EXERCISE DESCRIPTION: Retype all material exactly. Pictures stay out of the copy.

[Begin DATA PROVIDED]

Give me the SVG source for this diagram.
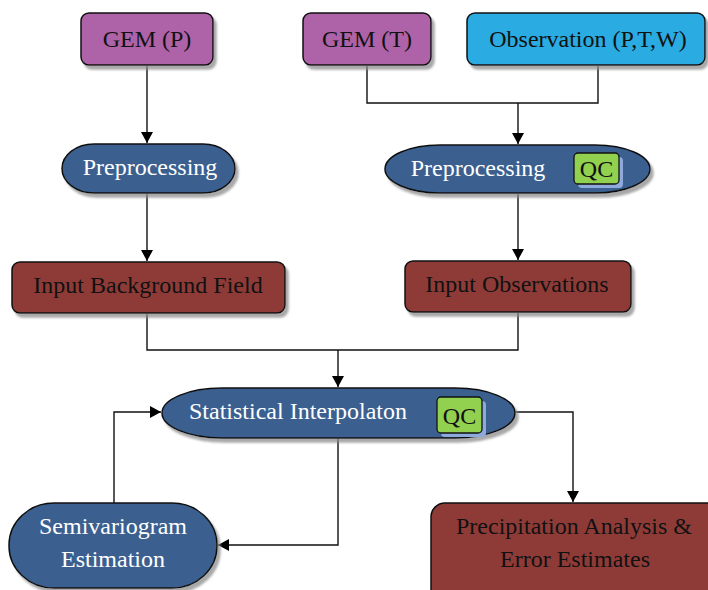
<svg xmlns="http://www.w3.org/2000/svg" width="708" height="590" viewBox="0 0 708 590">
<defs>
<filter id="sh" x="-10%" y="-20%" width="130%" height="150%">
<feGaussianBlur in="SourceAlpha" stdDeviation="1.2"/>
<feOffset dx="3" dy="4" result="b"/>
<feFlood flood-color="#8c8c8c" flood-opacity="0.75"/>
<feComposite in2="b" operator="in"/>
<feMerge><feMergeNode/><feMergeNode in="SourceGraphic"/></feMerge>
</filter>
<marker id="ah" markerUnits="userSpaceOnUse" markerWidth="12" markerHeight="12" refX="11" refY="6" orient="auto">
<path d="M0,0 L11,6 L0,12 z" fill="#000"/>
</marker>
</defs>
<style>
.box{stroke:#111;stroke-width:1.5;filter:url(#sh)}
.purple{fill:#AE62A8}
.cyan{fill:#29ABE2}
.navy{fill:#3A6190}
.red{fill:#8E3A38}
.qc{fill:#92D050;stroke:#111;stroke-width:1.3}
.qcs{fill:#8EA9DB}
text{font-family:"Liberation Serif","Times New Roman",serif;font-size:24px;text-anchor:middle}
.w{fill:#fff}
.k{fill:#111}
.con{fill:none;stroke:#111;stroke-width:1.4}
</style>
<g id="connectors">
<path class="con" d="M147,66 V143" marker-end="url(#ah)"/>
<path class="con" d="M367,66 V103 H598 V66"/>
<path class="con" d="M518,103 V144" marker-end="url(#ah)"/>
<path class="con" d="M147,194 V261" marker-end="url(#ah)"/>
<path class="con" d="M518,194 V260" marker-end="url(#ah)"/>
<path class="con" d="M147,314 V350 H518 V313"/>
<path class="con" d="M338,350 V387" marker-end="url(#ah)"/>
<path class="con" d="M515,412 H573 V502" marker-end="url(#ah)"/>
<path class="con" d="M338,438 V545 H218" marker-end="url(#ah)"/>
<path class="con" d="M114,503 V412 H161" marker-end="url(#ah)"/>
</g>
<g id="gem-p">
<rect class="box purple" x="81" y="13" width="132" height="52" rx="8"/>
<text class="k" x="147" y="47">GEM (P)</text>
</g>
<g id="gem-t">
<rect class="box purple" x="303" y="13" width="128" height="52" rx="8"/>
<text class="k" x="367" y="47">GEM (T)</text>
</g>
<g id="observation">
<rect class="box cyan" x="467" y="13" width="238" height="52" rx="8"/>
<text class="k" x="588" y="47">Observation (P,T,W)</text>
</g>
<g id="preprocessing-left">
<rect class="box navy" x="62" y="144" width="173" height="49" rx="32" ry="24.5"/>
<text class="w" x="150" y="175">Preprocessing</text>
</g>
<g id="preprocessing-right">
<rect class="box navy" x="385" y="145" width="265" height="48" rx="55" ry="24"/>
<text class="w" x="478" y="176">Preprocessing</text>
<rect class="qcs" x="578" y="157" width="45" height="31" rx="4"/>
<rect class="qc" x="574" y="153" width="45" height="31" rx="4"/>
<text class="k" x="596.5" y="177">QC</text>
</g>
<g id="input-background-field">
<rect class="box red" x="12" y="262" width="273" height="51" rx="8"/>
<text class="k" x="148" y="293">Input Background Field</text>
</g>
<g id="input-observations">
<rect class="box red" x="405" y="261" width="226" height="51" rx="8"/>
<text class="k" x="517" y="292">Input Observations</text>
</g>
<g id="statistical-interpolation">
<rect class="box navy" x="162" y="388" width="353" height="50" rx="60" ry="25"/>
<text class="w" x="298" y="419">Statistical Interpolaton</text>
<rect class="qcs" x="441" y="401" width="45" height="36" rx="4"/>
<rect class="qc" x="437" y="397" width="45" height="36" rx="4"/>
<text class="k" x="459.5" y="424">QC</text>
</g>
<g id="semivariogram">
<rect class="box navy" x="9" y="503" width="208" height="85" rx="45" ry="42"/>
<text class="w" x="113" y="534">Semivariogram</text>
<text class="w" x="113" y="567">Estimation</text>
</g>
<g id="precipitation-analysis">
<rect class="box red" x="431" y="503" width="290" height="100" rx="14"/>
<text class="k" x="574" y="534">Precipitation Analysis &amp;</text>
<text class="k" x="575" y="567">Error Estimates</text>
</g>
</svg>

[End DATA PROVIDED]

TASK RESULT:
Give me the SVG source for this diagram.
<svg xmlns="http://www.w3.org/2000/svg" width="708" height="590" viewBox="0 0 708 590">
<defs>
<filter id="sh" x="-10%" y="-20%" width="130%" height="150%">
<feGaussianBlur in="SourceAlpha" stdDeviation="1.2"/>
<feOffset dx="3" dy="4" result="b"/>
<feFlood flood-color="#8c8c8c" flood-opacity="0.75"/>
<feComposite in2="b" operator="in"/>
<feMerge><feMergeNode/><feMergeNode in="SourceGraphic"/></feMerge>
</filter>
<marker id="ah" markerUnits="userSpaceOnUse" markerWidth="12" markerHeight="12" refX="11" refY="6" orient="auto">
<path d="M0,0 L11,6 L0,12 z" fill="#000"/>
</marker>
</defs>
<style>
.box{stroke:#111;stroke-width:1.5;filter:url(#sh)}
.purple{fill:#AE62A8}
.cyan{fill:#29ABE2}
.navy{fill:#3A6190}
.red{fill:#8E3A38}
.qc{fill:#92D050;stroke:#111;stroke-width:1.3}
.qcs{fill:#8EA9DB}
text{font-family:"Liberation Serif","Times New Roman",serif;font-size:24px;text-anchor:middle}
.w{fill:#fff}
.k{fill:#111}
.con{fill:none;stroke:#111;stroke-width:1.4}
</style>
<g id="connectors">
<path class="con" d="M147,66 V143" marker-end="url(#ah)"/>
<path class="con" d="M367,66 V103 H598 V66"/>
<path class="con" d="M518,103 V144" marker-end="url(#ah)"/>
<path class="con" d="M147,194 V261" marker-end="url(#ah)"/>
<path class="con" d="M518,194 V260" marker-end="url(#ah)"/>
<path class="con" d="M147,314 V350 H518 V313"/>
<path class="con" d="M338,350 V387" marker-end="url(#ah)"/>
<path class="con" d="M515,412 H573 V502" marker-end="url(#ah)"/>
<path class="con" d="M338,438 V545 H218" marker-end="url(#ah)"/>
<path class="con" d="M114,503 V412 H161" marker-end="url(#ah)"/>
</g>
<g id="gem-p">
<rect class="box purple" x="81" y="13" width="132" height="52" rx="8"/>
<text class="k" x="147" y="47">GEM (P)</text>
</g>
<g id="gem-t">
<rect class="box purple" x="303" y="13" width="128" height="52" rx="8"/>
<text class="k" x="367" y="47">GEM (T)</text>
</g>
<g id="observation">
<rect class="box cyan" x="467" y="13" width="238" height="52" rx="8"/>
<text class="k" x="588" y="47">Observation (P,T,W)</text>
</g>
<g id="preprocessing-left">
<rect class="box navy" x="62" y="144" width="173" height="49" rx="32" ry="24.5"/>
<text class="w" x="150" y="175">Preprocessing</text>
</g>
<g id="preprocessing-right">
<rect class="box navy" x="385" y="145" width="265" height="48" rx="55" ry="24"/>
<text class="w" x="478" y="176">Preprocessing</text>
<rect class="qcs" x="578" y="157" width="45" height="31" rx="4"/>
<rect class="qc" x="574" y="153" width="45" height="31" rx="4"/>
<text class="k" x="596.5" y="177">QC</text>
</g>
<g id="input-background-field">
<rect class="box red" x="12" y="262" width="273" height="51" rx="8"/>
<text class="k" x="148" y="293">Input Background Field</text>
</g>
<g id="input-observations">
<rect class="box red" x="405" y="261" width="226" height="51" rx="8"/>
<text class="k" x="517" y="292">Input Observations</text>
</g>
<g id="statistical-interpolation">
<rect class="box navy" x="162" y="388" width="353" height="50" rx="60" ry="25"/>
<text class="w" x="298" y="419">Statistical Interpolaton</text>
<rect class="qcs" x="441" y="401" width="45" height="36" rx="4"/>
<rect class="qc" x="437" y="397" width="45" height="36" rx="4"/>
<text class="k" x="459.5" y="424">QC</text>
</g>
<g id="semivariogram">
<rect class="box navy" x="9" y="503" width="208" height="85" rx="45" ry="42"/>
<text class="w" x="113" y="534">Semivariogram</text>
<text class="w" x="113" y="567">Estimation</text>
</g>
<g id="precipitation-analysis">
<rect class="box red" x="431" y="503" width="290" height="100" rx="14"/>
<text class="k" x="574" y="534">Precipitation Analysis &amp;</text>
<text class="k" x="575" y="567">Error Estimates</text>
</g>
</svg>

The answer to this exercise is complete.